John Paul Jones on the Alfred first raised the United States flag
"I hoisted with my own hands the Flag of Freedom the first time it was displayed, on the Alfred, on the Delaware...." John Paul Jones wrote on December 7, 1779, in a letter to the President of the Continental Congress, John Hancock. The event described took place when this naval hero was first appointed senior lieutenant on the Continental Navy flagship Alfred. He did not give the date of this occurrence. It has been established as December 3, 1775, from the report of a Loyalist informer to the Earl of Dartmouth, in a letter of December 20, 1775: "An admiral is appointed, a court established, and the 3cd instant, the Continental flag on board the Black Prince opposite Philadelphia was hoisted." (The Black Prince had been renamed the Alfred.)
This would have been the Grand Union flag, respected as the first flag of the United States-the one that flew over General Washington's headquarters at New York when the Declaration of Independence was read to the troops. For the first years of the American Revolution, the Grand Union was the nation's flag on land and sea.
How the flag came to be designed can only be surmised. At that time, the British naval flag in use on American waters was the "White"-a white field with the Union Jack employed as a canton. It would seem that the patriot founders of the United States, who wanted a flag of their own and at the same time clung to their mother country, added to the British naval flag a differentiating mark: the thirteen stripes. Some hold that this flag originated in the colonial navy
Naval flags of those days were enormous by later standards. It was the fashion to display very large ensigns at the sterns of war-
ships, and marine paintings of the time give evidence of this.
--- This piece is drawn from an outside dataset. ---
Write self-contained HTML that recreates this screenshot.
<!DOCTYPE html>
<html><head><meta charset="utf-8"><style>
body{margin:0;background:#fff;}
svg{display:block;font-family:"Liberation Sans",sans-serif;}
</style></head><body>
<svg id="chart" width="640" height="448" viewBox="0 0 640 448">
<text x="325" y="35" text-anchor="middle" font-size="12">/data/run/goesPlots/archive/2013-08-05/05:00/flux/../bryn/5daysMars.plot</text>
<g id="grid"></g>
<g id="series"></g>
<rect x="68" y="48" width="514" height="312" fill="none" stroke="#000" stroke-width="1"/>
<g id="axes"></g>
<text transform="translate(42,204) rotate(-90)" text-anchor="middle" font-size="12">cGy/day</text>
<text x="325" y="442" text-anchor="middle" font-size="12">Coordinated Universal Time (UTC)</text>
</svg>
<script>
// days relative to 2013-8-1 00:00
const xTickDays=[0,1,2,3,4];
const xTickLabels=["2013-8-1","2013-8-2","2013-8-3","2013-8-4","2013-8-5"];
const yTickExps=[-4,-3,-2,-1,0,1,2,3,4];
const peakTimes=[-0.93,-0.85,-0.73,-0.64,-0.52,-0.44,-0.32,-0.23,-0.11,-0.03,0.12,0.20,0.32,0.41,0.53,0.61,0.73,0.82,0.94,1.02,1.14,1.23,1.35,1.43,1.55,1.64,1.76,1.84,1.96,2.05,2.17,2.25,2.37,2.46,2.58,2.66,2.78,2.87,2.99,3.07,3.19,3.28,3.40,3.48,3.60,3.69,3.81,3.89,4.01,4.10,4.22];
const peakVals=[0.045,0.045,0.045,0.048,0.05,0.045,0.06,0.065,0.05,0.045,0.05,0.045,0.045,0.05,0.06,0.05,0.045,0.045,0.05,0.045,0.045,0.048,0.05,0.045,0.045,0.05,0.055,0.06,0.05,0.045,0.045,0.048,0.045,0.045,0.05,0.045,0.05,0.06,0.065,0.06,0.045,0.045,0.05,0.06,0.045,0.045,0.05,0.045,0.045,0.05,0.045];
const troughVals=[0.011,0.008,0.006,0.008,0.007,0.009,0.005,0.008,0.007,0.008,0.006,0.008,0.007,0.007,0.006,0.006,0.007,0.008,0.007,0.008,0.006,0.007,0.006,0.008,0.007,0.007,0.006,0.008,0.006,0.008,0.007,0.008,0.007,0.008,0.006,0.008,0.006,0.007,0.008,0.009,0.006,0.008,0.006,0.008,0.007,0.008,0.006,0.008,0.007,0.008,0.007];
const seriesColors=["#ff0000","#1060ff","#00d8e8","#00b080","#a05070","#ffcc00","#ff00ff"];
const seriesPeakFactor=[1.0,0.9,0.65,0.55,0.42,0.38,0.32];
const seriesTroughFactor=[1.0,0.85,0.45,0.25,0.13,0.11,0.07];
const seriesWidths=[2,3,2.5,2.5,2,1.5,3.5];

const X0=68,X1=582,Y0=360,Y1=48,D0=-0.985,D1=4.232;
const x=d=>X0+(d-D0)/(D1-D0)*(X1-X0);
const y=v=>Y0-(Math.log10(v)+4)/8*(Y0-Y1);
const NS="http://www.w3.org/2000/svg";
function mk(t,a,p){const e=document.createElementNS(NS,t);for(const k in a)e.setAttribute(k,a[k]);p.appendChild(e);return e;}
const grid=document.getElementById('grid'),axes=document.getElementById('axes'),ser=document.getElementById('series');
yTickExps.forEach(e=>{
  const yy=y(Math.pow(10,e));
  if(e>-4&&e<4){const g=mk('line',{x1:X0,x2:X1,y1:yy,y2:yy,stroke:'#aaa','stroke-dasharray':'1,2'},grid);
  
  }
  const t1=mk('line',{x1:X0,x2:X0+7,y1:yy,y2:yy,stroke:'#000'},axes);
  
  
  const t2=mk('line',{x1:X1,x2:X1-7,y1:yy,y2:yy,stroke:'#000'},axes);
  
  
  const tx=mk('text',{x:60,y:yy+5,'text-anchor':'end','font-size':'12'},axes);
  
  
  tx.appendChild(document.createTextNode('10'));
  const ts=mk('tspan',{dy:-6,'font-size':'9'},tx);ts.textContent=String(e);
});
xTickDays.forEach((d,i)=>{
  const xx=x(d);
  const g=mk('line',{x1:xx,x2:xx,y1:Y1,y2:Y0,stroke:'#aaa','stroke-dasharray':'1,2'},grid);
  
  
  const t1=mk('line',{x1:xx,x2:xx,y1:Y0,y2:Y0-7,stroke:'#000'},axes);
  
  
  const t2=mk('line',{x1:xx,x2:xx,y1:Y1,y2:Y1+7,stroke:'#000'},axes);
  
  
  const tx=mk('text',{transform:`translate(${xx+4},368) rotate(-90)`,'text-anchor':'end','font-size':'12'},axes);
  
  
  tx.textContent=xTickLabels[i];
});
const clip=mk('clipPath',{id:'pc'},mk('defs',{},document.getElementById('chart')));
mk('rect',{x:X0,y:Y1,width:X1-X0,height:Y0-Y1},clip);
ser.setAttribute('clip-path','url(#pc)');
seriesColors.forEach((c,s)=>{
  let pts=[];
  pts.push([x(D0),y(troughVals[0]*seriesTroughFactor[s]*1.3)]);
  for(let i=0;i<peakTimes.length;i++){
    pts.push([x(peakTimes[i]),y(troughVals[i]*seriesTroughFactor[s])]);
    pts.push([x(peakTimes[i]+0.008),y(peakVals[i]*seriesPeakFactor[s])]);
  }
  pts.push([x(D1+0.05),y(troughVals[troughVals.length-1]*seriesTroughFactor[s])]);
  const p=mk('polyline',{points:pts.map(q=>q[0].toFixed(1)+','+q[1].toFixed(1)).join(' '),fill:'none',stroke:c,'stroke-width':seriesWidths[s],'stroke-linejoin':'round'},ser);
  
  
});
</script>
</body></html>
There was a feeling left over from more than two centuries of naval warfare that a great banner betokened the might of the nation behind it.
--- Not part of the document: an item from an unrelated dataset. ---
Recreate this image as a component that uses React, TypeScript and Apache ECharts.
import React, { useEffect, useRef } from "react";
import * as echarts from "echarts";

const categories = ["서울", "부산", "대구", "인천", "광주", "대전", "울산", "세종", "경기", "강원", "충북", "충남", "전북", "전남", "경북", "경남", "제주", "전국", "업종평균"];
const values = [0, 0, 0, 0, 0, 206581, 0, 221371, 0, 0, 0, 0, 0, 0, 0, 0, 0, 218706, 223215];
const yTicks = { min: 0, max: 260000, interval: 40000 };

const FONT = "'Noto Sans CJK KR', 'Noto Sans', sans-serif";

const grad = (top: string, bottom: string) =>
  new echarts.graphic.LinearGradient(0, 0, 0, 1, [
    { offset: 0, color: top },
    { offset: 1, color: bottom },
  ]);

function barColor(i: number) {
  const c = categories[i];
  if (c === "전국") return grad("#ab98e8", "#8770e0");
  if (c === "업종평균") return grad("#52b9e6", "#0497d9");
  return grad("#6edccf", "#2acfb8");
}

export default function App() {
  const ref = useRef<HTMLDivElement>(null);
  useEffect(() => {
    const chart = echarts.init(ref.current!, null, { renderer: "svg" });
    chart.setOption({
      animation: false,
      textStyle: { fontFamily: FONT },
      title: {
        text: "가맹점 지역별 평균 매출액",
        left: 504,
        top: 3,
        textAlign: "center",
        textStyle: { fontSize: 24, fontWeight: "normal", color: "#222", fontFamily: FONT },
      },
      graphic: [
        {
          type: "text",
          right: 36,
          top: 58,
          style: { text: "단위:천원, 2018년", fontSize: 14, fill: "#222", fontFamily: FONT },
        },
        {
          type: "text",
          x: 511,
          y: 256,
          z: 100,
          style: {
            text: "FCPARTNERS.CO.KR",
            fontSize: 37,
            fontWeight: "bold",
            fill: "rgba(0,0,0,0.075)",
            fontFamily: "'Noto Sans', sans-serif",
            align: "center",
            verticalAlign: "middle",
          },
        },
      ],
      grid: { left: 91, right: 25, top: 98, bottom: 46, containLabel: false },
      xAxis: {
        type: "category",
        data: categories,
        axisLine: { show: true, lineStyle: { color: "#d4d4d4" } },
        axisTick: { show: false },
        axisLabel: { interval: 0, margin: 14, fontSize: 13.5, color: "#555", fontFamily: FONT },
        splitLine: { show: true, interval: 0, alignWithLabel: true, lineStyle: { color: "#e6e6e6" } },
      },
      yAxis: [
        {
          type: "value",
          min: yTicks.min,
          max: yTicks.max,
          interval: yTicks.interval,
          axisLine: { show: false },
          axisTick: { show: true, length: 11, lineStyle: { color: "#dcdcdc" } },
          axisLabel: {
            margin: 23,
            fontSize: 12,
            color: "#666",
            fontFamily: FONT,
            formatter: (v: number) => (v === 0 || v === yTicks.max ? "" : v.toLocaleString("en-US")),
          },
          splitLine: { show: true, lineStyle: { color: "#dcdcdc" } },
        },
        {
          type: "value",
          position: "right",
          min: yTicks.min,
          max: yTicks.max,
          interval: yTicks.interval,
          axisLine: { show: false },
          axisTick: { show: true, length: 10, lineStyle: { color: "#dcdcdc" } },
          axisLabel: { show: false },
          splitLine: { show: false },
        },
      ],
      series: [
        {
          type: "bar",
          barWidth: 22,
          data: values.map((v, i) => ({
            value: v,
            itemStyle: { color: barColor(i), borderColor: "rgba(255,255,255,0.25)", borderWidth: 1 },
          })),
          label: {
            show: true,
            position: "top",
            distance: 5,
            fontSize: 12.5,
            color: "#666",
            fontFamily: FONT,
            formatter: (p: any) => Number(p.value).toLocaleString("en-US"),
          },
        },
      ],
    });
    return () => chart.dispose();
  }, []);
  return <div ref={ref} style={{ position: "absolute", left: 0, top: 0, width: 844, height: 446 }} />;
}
No more honorable place could have been found to display this first flag than from the staff of the Continental Navy flagship Alfred, because all who made the young nation's affairs their own in 1775 looked on this ship and the fleet she headed as the representatives of freedom and liberty, and the defenders of their homes. Letters from the patriot citizens show their enthusiasm for their navy
The Alfred had been the successful Philadelphia-built packet, the Black Prince. Captain John Barry was her master on several trade cargo crossings. The Marine Committee purchased and converted her to a warship. She carried 24 guns, reduced from
30. Her appearance is described in a British Intelligence Service dispatch of January 4, 1 776: "This day about one o'clock sailed the Alfred and the ship, Columbus, with two brigs. . . . Hopkins commands the Alfred. She has yellow sides, her head the figure of a man.
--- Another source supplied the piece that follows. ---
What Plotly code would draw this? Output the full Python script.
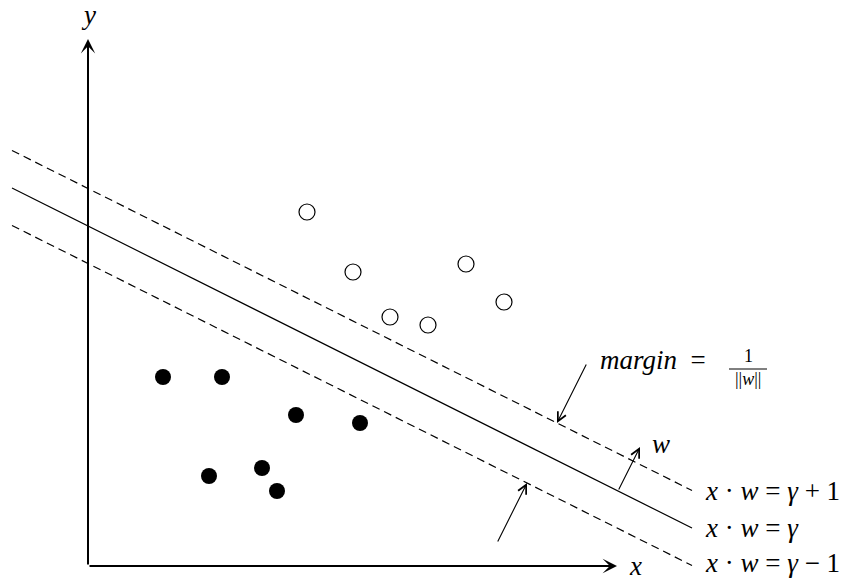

The career of this ship was admirable indeed. After her first cruises, her command was given to Lieutenant John Paul Jones. She stung the enemy more than once. On a six weeks' cruise she returned with six prizes, and many times she outsailed and escaped from large Royal Navy men-of-war.
In the painting, the other vessels shown with their flagship were the first in the United States Navy to be called Hornet (a sloop) and Wasp (a schooner).